News of Palestinian prisoners’ babies being born is often met with criticism from Israelis. They argue that Palestinian prisoners benefit from their situation by receiving education and proper nutrition. They see the situation as an absurd scenario where new life emerges from the circumstances. Nevertheless, doctors hold out hope for the future well-being of women.

Sperm Smuggling in Palestinian Culture

Several films have been released that address the topic of sperm smuggling. One such fictional film is “Amira”. It premiered at the Venice Biennale in September 2021 and won two awards (Carey et al. 2021). The story revolves around a seventeen-year-old Palestinian girl named Amira, whose father is a prisoner in an Israeli jail. She was conceived through sperm smuggling from her imprisoned father; however, it is revealed that the man she believed to be her father is impotent, and her mother became pregnant with the semen of an Israeli prison guard (Carey et al. 2021). The film garnered backlash on social media, with complaints from Palestinian factions and families with children conceived through sperm smuggling. This led to the withdrawal of the film’s Oscar nomination and raised doubts about its screening in Jordan and the wider region (Carey et al. 2021).

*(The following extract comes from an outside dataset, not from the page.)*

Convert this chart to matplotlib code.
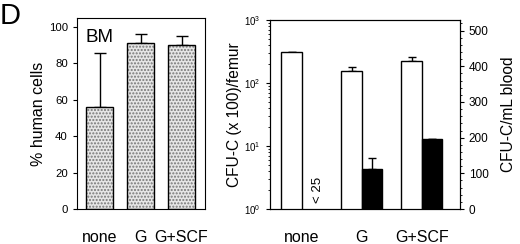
import matplotlib
matplotlib.use("Agg")
import matplotlib.pyplot as plt
from matplotlib.ticker import MultipleLocator, LogLocator, NullFormatter
import numpy as np

plt.rcParams['font.family'] = ['Liberation Sans', 'DejaVu Sans']

groups = ["none", "G", "G+SCF"]

# left panel: % human cells in BM
pct_human = [56, 91, 90]
pct_err = [30, 5, 5]

# right panel: CFU-C (x100)/femur (log) and CFU-C/mL blood (linear)
cfu_femur = [310, 157, 227]
cfu_femur_err = [5, 20, 30]
cfu_blood = [np.nan, 112, 195]
cfu_blood_err = [0, 30, 0]

fig = plt.figure(figsize=(5.2, 2.44), dpi=100)

# ---- left panel
ax1 = fig.add_axes([0.148, 0.1434, 0.246, 0.783])
x = np.arange(len(groups))
ax1.bar(x, pct_human, width=0.66, color='#e6e6e6', edgecolor='#777777',
        hatch='.....', linewidth=0, zorder=2)
ax1.bar(x, pct_human, width=0.66, fill=False, edgecolor='black', linewidth=1.0, zorder=3)
ax1.errorbar(x, pct_human, yerr=[np.zeros(3), pct_err], fmt='none', ecolor='black',
             elinewidth=1.0, capsize=4.5, capthick=1.0, zorder=1)
ax1.set_xlim(-0.55, 2.57)
ax1.set_ylim(0, 105)
ax1.yaxis.set_major_locator(MultipleLocator(20))
ax1.set_xticks(x)
ax1.set_xticklabels(groups, fontsize=11.5)
ax1.tick_params(axis='x', length=0, pad=15)
ax1.tick_params(axis='y', direction='out', length=3, labelsize=8.2)
ax1.set_ylabel("% human cells", fontsize=11.5, labelpad=2)
ax1.text(0.07, 0.94, "BM", transform=ax1.transAxes, fontsize=13.5, va='top', ha='left')

# ---- right panel
ax2 = fig.add_axes([0.519, 0.1434, 0.365, 0.775])
w = 0.34
ax2.bar(x - w / 2, cfu_femur, width=w, color='white', edgecolor='black', linewidth=1.0,
        bottom=0, zorder=2)
ax2.errorbar(x - w / 2, cfu_femur, yerr=[np.zeros(3), cfu_femur_err], fmt='none',
             ecolor='black', elinewidth=1.0, capsize=3, capthick=1.0, zorder=1)
ax2.set_yscale('log')
ax2.set_ylim(1, 1000)
ax2.set_xlim(-0.533, 2.633)
ax2.yaxis.set_major_locator(LogLocator(base=10, numticks=5))
ax2.yaxis.set_minor_locator(LogLocator(base=10, subs=np.arange(2, 10), numticks=10))
ax2.yaxis.set_minor_formatter(NullFormatter())
ax2.tick_params(axis='y', which='major', direction='out', length=3, labelsize=7)
ax2.tick_params(axis='y', which='minor', direction='out', length=1.5)
ax2.set_xticks(x)
ax2.set_xticklabels(groups, fontsize=11.5)
ax2.tick_params(axis='x', length=0, pad=15)
ax2.set_ylabel("CFU-C (x 100)/femur", fontsize=11.2, labelpad=2)

ax3 = ax2.twinx()
ax3.bar(x + w / 2, cfu_blood, width=w, color='black', edgecolor='black', linewidth=1.0, zorder=2)
ax3.errorbar(x + w / 2, cfu_blood, yerr=[np.zeros(3), cfu_blood_err], fmt='none',
             ecolor='black', elinewidth=1.0, capsize=3, capthick=1.0, zorder=1)
ax3.set_ylim(0, 530)
ax3.yaxis.set_major_locator(MultipleLocator(100))
ax3.yaxis.set_minor_locator(MultipleLocator(20))
ax3.tick_params(axis='y', which='major', direction='out', length=3, labelsize=8.5)
ax3.tick_params(axis='y', which='minor', direction='out', length=1.5)
ax3.set_ylabel("CFU-C/mL blood", fontsize=11.2, labelpad=9)
ax3.text(0 + 0.27, 53, "< 25", rotation=90, fontsize=9.5, ha='center', va='center')

fig.text(0.0, 0.99, "D", fontsize=21, va='top', ha='left')

fig.savefig("out.png", dpi=100)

The film’s storyline involves a teenage girl discovering the truth about her conception through DNA testing. It was viewed by the Palestinian and Arab public as an insult to Palestinian prisoners and their struggle for freedom. The public outcry on social media and calls for a boycott forced the producer to withdraw the film’s Oscar nomination. It also raised questions about its screening prospects (Carey et al. 2021).

“Paradise Now” is another film that touches on the reality of Palestinian prisoners, as discussed in an analysis by Kristin Einarsdottir (Einarsdottir 2014). In this film, a taxi driver discusses with a character named Said how the Israelis have allegedly polluted drinking water, affecting the sperm production in Palestinian men (Einarsdottir 2014). The analysis suggests that the film portrays the Israeli state’s use of biopower to control Palestinian birth rates and fertility through various means. This includes water pollution (Einarsdottir 2014). The film also depicts the broader challenges and restrictions faced by Palestinians due to economic and political issues caused by Israeli policies. This potentially influences mortality rates (Einarsdottir 2014).

Overall, these films contribute to the discussion of the challenges and complexities faced by Palestinian prisoners and their families. They shed light on the intersections of personal struggles, politics, and social dynamics.

Conclusion

Sperm smuggling is a source of happiness for Palestinians. It enables them to achieve parenthood despite the physical barriers imposed by Israeli prisons. It serves as a form of resistance, highlighting that prison confinement cannot hinder the growth of the Palestinian population. The act of smuggling sperm and facilitating pregnancies demonstrates the prisoners’ enduring connection to life even amidst incarceration. Nevertheless, Palestinian wives hold onto the hope that a day will come when sperm smuggling is no longer necessary. This is either due to the release of their husbands or the allowance of conjugal visits by the Israeli authorities. Nonetheless, to this day, Palestinian prisoners are likely to persist in smuggling sperm for their wives. Medical professionals continue to anticipate the birth of more and more children through this unconventional means.